┌──
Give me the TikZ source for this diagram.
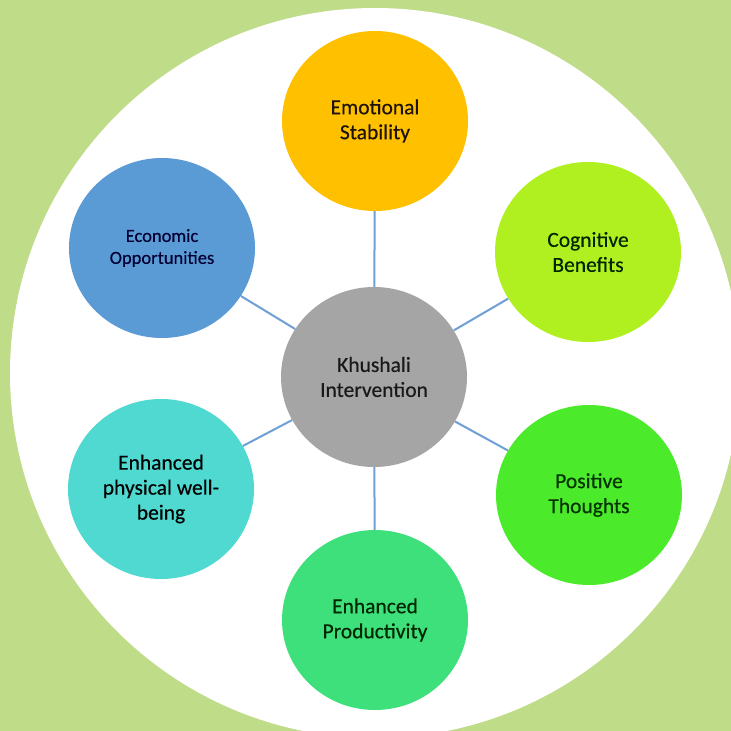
└──
┌──
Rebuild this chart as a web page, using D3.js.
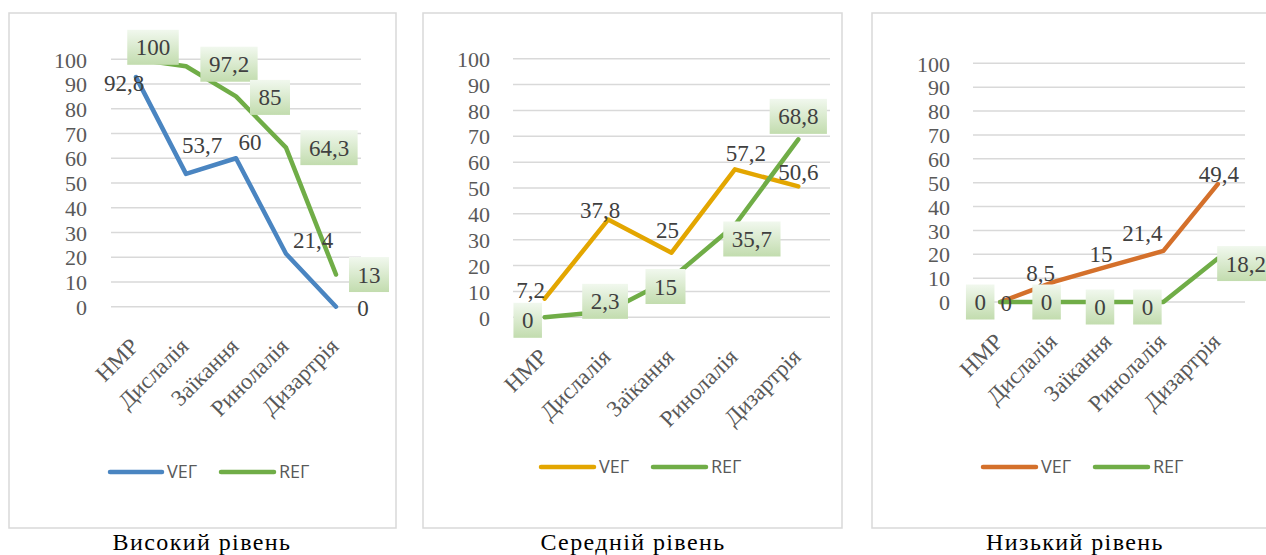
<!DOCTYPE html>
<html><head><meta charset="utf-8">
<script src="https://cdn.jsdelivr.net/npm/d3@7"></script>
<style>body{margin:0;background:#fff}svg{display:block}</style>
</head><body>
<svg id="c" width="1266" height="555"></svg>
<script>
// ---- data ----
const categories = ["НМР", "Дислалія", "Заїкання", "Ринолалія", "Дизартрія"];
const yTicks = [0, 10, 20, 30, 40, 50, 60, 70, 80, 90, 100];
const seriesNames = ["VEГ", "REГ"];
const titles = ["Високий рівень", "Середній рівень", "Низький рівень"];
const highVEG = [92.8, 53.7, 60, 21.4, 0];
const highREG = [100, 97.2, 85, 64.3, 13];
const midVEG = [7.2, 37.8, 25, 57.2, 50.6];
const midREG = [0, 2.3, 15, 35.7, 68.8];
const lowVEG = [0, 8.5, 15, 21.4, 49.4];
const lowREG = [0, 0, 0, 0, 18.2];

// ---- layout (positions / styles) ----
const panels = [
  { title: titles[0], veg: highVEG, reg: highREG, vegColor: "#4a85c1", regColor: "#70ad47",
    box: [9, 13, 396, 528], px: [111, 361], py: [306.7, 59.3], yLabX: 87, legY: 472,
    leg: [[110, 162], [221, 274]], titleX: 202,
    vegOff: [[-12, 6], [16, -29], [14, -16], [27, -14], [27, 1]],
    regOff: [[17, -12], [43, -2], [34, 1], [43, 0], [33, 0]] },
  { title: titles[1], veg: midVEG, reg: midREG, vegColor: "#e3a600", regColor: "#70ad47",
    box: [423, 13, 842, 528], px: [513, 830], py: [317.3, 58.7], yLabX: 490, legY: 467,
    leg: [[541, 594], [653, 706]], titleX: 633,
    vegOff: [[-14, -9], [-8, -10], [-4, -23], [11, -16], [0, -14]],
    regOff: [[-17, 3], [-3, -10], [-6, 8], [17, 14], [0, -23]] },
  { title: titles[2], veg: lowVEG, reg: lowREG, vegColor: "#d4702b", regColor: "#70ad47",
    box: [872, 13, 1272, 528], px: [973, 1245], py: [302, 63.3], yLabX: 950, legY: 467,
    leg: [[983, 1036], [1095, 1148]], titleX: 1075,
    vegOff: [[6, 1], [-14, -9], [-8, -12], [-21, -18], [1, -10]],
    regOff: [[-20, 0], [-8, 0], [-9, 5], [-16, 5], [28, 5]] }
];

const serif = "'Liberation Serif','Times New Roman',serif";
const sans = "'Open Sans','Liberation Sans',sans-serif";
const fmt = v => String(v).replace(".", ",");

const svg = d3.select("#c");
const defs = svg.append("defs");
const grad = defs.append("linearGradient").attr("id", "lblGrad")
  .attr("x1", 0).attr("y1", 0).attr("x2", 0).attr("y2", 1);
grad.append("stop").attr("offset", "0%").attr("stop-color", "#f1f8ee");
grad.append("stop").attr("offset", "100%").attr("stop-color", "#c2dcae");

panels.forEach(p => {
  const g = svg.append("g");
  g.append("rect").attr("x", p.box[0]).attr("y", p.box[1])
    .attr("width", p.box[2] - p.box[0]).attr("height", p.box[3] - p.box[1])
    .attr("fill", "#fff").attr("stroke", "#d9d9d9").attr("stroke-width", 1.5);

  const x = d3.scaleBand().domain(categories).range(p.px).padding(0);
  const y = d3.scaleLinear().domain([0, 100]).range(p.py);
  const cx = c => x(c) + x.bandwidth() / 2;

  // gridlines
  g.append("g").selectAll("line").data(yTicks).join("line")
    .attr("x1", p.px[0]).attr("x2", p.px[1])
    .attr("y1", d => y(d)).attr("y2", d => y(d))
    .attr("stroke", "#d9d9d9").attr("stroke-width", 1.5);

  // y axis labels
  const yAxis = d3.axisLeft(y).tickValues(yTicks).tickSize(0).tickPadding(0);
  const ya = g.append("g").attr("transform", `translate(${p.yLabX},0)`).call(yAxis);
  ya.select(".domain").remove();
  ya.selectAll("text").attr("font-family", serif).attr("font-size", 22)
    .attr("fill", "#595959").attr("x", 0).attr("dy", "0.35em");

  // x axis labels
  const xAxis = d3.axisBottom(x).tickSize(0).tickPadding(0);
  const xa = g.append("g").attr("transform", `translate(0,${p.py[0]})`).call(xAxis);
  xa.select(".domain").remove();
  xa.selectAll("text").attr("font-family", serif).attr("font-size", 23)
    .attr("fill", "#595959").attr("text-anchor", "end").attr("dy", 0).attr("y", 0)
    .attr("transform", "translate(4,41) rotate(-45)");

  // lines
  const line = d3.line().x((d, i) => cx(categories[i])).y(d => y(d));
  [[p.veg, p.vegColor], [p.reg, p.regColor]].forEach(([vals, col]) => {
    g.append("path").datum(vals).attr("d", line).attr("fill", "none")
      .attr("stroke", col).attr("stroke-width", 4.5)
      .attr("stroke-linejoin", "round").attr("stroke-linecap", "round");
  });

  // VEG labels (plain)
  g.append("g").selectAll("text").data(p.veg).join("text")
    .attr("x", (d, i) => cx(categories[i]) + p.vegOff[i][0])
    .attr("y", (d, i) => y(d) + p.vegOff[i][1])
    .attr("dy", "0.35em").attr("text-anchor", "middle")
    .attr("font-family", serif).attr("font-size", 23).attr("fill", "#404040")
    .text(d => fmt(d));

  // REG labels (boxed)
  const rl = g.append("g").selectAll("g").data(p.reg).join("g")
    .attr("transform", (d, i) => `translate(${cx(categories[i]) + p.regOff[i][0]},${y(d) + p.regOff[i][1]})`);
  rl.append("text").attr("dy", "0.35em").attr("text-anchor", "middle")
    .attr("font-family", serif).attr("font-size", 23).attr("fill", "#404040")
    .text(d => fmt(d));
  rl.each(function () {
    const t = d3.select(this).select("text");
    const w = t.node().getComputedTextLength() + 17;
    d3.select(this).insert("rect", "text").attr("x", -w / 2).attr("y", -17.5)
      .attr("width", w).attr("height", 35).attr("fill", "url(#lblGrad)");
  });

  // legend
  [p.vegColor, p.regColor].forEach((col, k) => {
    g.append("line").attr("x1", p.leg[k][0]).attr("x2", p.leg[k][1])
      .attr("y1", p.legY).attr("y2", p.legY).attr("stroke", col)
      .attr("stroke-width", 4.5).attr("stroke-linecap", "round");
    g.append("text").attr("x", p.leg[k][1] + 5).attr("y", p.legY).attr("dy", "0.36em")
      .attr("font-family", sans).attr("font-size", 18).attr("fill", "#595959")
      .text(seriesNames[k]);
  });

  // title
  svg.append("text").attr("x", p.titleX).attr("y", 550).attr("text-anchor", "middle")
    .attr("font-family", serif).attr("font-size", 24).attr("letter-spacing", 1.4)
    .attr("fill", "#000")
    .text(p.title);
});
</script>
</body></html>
└──
=== WHAT IS NEEDED ===
Read through the entries and copy each line in which "this" appears.

=== SOLUTION TO THE PROBLEM ===
Give me the TikZ source for this diagram.
Rebuild this chart as a web page, using D3.js.
    const t = d3.select(this).select("text");
    d3.select(this).insert("rect", "text").attr("x", -w / 2).attr("y", -17.5)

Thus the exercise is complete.